This week’s New York Times profile of Kris Kobach, the John Tanton Network lawyer from Kansas, is a reminder that even an outspoken, virulently anti-immigrant, restrictionist, Obama-joke-cracking attorney/professor with Ivy League credentials, not to mention a stint in the Ashcroft Justice Department, can land favorable press, make extremists look mainstream, and erase any party distinctions on 287g and other Homeland Security enforcement tactics.
It was just last week that Kobach — a candidate for Secretary of State in Kansas — publicly repeated the “joke version” of the growing attack line on the President for his alleged lack of a US birth certificate, a mantra picking up steam in otherwise desperate right-wing circles. The line is unsurprising when delivered by Kobach, who has, indeed, taken anti-immigrant law and policy initiatives to new levels, and whose support of hardcore restrictionist policies has earned him exposure on all sides.
Repetition of the cheap birth certificate jibe about the President makes perfect sense for one with no immigration-expertise whatsoever, one who is also seeking to quickly build a political career simply by challenging US citizenship and the rights of US residents.
Kobach is a wakeup call to immigrant, civil, and human rights organizations—a prime example of how the organized, anti-immigrant movement has sunk its roots into mainstream America, tempered its message and lead messengers, reframed its media strategy, and sought to develop case law in order to advance its restrictionist and enforcement agenda far outside the halls of Congress and the margins of the critical drive for immigration reform.

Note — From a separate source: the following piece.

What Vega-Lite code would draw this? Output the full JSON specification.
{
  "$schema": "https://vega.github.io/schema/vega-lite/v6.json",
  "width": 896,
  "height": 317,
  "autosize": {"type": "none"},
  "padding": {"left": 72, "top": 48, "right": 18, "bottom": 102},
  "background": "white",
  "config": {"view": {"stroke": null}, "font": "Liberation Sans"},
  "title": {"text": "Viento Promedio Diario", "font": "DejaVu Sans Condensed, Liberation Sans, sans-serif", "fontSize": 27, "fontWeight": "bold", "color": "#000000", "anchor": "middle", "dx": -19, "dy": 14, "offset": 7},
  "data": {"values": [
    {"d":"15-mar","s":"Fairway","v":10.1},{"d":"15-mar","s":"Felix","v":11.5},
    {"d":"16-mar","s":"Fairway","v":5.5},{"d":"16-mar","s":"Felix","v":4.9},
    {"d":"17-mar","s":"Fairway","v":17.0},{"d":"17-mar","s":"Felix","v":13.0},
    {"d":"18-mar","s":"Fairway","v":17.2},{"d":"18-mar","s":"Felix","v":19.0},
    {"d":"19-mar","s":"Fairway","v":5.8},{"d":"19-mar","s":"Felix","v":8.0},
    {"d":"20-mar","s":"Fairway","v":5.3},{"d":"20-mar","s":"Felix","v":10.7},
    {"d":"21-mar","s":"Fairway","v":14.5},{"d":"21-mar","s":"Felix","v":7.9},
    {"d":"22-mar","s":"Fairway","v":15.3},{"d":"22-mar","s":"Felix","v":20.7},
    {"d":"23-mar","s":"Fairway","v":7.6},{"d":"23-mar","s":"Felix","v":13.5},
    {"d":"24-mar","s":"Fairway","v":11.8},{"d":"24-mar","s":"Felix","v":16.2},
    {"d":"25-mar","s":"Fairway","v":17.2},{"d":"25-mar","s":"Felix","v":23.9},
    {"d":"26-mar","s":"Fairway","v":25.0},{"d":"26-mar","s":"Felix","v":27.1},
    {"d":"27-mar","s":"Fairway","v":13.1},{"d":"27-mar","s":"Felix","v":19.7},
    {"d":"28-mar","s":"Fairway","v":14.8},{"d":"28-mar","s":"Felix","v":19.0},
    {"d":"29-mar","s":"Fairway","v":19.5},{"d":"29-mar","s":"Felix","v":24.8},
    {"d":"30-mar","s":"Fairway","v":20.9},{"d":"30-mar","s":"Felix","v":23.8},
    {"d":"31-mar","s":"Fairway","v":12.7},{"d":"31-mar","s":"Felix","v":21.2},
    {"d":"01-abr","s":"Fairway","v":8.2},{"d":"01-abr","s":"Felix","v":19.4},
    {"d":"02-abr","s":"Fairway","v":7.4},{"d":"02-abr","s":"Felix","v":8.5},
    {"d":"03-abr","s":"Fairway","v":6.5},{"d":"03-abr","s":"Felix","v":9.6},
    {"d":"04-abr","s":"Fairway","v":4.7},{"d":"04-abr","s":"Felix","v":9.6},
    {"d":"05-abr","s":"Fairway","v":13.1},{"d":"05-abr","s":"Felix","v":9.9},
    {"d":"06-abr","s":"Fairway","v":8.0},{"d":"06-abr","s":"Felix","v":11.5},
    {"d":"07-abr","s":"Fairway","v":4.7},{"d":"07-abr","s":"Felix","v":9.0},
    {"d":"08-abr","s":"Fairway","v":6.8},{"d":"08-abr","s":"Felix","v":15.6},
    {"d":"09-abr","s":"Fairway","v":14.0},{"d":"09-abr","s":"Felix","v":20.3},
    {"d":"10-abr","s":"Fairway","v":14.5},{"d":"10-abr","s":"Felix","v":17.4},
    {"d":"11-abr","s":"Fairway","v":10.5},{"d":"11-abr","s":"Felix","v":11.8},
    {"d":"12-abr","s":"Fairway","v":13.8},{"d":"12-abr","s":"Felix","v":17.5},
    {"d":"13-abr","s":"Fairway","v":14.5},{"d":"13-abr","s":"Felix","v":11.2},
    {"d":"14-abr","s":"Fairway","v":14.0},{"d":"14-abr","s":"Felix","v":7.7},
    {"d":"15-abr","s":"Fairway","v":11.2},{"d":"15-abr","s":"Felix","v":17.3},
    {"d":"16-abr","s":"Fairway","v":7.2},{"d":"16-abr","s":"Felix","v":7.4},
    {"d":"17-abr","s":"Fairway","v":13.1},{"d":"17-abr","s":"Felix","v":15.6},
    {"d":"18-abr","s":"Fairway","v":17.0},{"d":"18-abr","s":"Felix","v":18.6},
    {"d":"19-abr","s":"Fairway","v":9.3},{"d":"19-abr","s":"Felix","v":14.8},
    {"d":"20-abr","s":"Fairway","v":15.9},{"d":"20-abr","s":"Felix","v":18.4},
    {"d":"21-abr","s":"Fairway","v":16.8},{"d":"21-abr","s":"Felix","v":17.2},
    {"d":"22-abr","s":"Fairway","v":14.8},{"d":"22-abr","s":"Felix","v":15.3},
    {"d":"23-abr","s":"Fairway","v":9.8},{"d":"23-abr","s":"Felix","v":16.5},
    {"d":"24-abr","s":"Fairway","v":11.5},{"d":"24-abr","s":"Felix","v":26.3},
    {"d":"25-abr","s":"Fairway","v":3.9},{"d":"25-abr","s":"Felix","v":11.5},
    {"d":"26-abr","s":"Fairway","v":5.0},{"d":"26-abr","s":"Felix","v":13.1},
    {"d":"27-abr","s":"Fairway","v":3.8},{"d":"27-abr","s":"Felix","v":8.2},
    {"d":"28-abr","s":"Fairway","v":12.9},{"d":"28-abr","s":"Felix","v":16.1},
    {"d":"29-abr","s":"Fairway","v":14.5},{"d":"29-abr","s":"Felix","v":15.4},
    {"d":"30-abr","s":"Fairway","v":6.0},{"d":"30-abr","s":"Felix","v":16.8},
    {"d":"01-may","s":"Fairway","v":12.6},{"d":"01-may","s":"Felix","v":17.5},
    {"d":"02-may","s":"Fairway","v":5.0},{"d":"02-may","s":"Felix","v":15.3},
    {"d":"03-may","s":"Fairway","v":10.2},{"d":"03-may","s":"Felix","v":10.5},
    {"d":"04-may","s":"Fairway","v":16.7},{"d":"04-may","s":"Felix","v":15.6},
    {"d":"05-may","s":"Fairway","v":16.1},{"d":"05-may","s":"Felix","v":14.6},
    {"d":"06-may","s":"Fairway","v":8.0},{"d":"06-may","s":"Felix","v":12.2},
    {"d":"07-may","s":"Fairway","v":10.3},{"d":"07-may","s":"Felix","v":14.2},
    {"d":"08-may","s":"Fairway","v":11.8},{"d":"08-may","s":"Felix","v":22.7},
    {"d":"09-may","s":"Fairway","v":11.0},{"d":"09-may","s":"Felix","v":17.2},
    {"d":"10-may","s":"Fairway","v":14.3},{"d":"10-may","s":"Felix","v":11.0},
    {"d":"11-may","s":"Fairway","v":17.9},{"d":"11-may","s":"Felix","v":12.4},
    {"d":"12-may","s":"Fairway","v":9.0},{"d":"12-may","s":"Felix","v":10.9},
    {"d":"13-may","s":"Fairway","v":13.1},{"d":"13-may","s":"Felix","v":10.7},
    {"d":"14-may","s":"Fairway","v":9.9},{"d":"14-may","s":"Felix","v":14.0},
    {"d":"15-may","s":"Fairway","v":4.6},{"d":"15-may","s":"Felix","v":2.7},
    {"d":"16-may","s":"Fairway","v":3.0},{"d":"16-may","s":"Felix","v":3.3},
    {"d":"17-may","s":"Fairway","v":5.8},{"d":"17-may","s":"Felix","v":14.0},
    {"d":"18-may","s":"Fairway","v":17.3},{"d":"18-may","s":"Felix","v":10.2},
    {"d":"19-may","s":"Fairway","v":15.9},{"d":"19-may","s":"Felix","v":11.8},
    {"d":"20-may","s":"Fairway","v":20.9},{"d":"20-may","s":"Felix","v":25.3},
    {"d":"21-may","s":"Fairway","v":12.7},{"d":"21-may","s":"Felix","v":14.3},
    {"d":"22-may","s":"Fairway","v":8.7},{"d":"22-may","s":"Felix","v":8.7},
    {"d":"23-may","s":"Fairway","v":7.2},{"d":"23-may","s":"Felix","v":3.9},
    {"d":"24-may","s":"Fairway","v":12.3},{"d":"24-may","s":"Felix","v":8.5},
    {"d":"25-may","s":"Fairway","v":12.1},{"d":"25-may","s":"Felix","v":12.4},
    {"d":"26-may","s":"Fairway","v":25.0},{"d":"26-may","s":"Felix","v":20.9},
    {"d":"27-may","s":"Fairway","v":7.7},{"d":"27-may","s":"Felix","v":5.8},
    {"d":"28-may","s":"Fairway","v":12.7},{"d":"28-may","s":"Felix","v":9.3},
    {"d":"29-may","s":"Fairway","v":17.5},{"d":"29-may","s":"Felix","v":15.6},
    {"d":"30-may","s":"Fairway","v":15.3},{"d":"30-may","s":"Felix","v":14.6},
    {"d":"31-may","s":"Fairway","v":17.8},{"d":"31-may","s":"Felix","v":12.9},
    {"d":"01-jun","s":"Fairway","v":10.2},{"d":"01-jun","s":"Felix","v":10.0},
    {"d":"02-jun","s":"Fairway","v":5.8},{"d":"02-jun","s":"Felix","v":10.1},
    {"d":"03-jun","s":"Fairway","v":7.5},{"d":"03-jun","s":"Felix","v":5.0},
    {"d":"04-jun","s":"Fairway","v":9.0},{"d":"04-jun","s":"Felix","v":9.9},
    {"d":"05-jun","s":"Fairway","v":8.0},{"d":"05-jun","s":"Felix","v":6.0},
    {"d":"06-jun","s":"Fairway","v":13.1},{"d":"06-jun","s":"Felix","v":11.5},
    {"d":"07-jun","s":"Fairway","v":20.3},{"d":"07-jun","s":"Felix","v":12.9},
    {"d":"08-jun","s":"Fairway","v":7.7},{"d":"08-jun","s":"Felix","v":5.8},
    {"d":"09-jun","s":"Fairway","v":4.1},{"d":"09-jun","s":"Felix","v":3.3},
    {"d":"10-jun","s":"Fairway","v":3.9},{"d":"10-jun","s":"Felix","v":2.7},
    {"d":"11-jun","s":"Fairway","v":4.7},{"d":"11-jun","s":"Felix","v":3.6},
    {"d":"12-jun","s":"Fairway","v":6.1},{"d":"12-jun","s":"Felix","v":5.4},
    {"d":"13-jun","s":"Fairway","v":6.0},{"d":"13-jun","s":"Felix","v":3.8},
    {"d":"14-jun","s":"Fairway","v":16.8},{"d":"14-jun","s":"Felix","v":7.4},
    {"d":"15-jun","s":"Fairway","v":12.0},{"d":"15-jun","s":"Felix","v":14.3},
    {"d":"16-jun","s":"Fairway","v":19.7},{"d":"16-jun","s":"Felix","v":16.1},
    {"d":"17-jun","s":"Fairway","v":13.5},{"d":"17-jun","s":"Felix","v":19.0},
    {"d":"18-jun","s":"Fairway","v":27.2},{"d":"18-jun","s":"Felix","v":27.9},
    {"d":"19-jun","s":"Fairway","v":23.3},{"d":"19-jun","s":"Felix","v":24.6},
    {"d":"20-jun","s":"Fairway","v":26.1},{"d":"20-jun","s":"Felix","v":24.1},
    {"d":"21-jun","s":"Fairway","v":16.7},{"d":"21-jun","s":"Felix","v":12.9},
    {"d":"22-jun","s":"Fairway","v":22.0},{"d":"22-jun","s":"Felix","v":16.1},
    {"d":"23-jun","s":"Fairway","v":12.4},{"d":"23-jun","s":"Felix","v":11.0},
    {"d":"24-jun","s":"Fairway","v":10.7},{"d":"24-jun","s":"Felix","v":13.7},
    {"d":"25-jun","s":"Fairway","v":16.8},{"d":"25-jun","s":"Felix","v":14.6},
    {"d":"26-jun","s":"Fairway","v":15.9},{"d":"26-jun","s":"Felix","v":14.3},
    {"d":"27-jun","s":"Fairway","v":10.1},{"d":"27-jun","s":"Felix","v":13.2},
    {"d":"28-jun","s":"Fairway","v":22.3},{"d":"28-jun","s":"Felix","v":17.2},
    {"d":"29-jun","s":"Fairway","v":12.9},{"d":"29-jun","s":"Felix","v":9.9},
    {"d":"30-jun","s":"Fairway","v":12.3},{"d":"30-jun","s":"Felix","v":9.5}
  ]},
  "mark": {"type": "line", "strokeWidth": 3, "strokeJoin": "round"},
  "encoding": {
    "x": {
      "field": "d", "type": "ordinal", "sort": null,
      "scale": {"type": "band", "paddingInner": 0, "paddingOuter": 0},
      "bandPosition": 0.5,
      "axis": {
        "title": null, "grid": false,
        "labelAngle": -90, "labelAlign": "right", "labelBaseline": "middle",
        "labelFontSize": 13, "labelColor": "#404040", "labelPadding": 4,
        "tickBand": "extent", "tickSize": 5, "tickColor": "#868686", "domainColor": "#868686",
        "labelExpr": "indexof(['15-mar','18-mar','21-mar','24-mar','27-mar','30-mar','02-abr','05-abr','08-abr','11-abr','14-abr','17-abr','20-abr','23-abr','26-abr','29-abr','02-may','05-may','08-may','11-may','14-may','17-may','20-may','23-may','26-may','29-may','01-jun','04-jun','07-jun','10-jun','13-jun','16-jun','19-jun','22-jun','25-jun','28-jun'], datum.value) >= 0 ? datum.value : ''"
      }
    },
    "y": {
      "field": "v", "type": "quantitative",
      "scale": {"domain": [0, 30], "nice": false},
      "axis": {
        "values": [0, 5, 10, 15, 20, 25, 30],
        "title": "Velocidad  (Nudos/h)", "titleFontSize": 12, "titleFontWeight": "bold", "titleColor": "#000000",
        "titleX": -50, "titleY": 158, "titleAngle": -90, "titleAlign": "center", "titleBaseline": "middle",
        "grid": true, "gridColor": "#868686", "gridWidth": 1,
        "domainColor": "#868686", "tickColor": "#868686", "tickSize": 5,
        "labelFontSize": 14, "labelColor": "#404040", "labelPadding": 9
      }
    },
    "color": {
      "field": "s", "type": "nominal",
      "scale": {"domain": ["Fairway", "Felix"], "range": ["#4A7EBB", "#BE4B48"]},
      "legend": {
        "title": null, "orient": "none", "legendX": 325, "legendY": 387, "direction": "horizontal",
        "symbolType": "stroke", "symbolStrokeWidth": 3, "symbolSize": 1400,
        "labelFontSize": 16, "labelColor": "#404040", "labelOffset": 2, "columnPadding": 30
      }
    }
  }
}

There are many others like him, of course, though perhaps not with a NYT profile. The real problem right now is that it is increasingly difficult to tell the difference between the hardliners driving the floats in the restrictionist/enforcement parade, and those in Congress and the Administration who are leading the parade for supposed immigration reform. Restriction and enforcement prevails, at least for the time being, or at least until comprehensive immigration reform is first realized and then secured.
Kris Kobach has testified several times before Congressional committees in support of 287g, and in 2005 he “wholeheartedly” urged the Committee to support its expansion—something the Obama Administration is now doing, adding eleven law enforcement jurisdictions to the agreements that enable state or local law officers to enforce federal immigration policy. All of which, it must be noted, will come at significant cost to local taxpayers. Kobach must be elated; his relationship with the Tanton Network’s Immigration Reform Law Institute (IRLI) is paying off for him personally and for the anti-immigrant movement—287g is becoming a cornerstone of immigration enforcement policy.
Check out Kris Kobach at his website for Secretary of State (where he still maintains that Minnesota Secretary of State Mark Ritchie “played a pivotal role in the heist” of the state’s Senate election “to pacify a leftist mob,” which presumably includes the Minnesota Supreme Court that recently validated the election). Check him out at KrisWatch, any array of Kansas newspapers, or the Southern Poverty Law Center, as well.
You’ll won’t regard the current rage for 287g in quite the same way after, and you’ll get an even better sense of the deepening influence of white nationalists within the ranks of the anti-immigrant movement, from Kansas to Congress.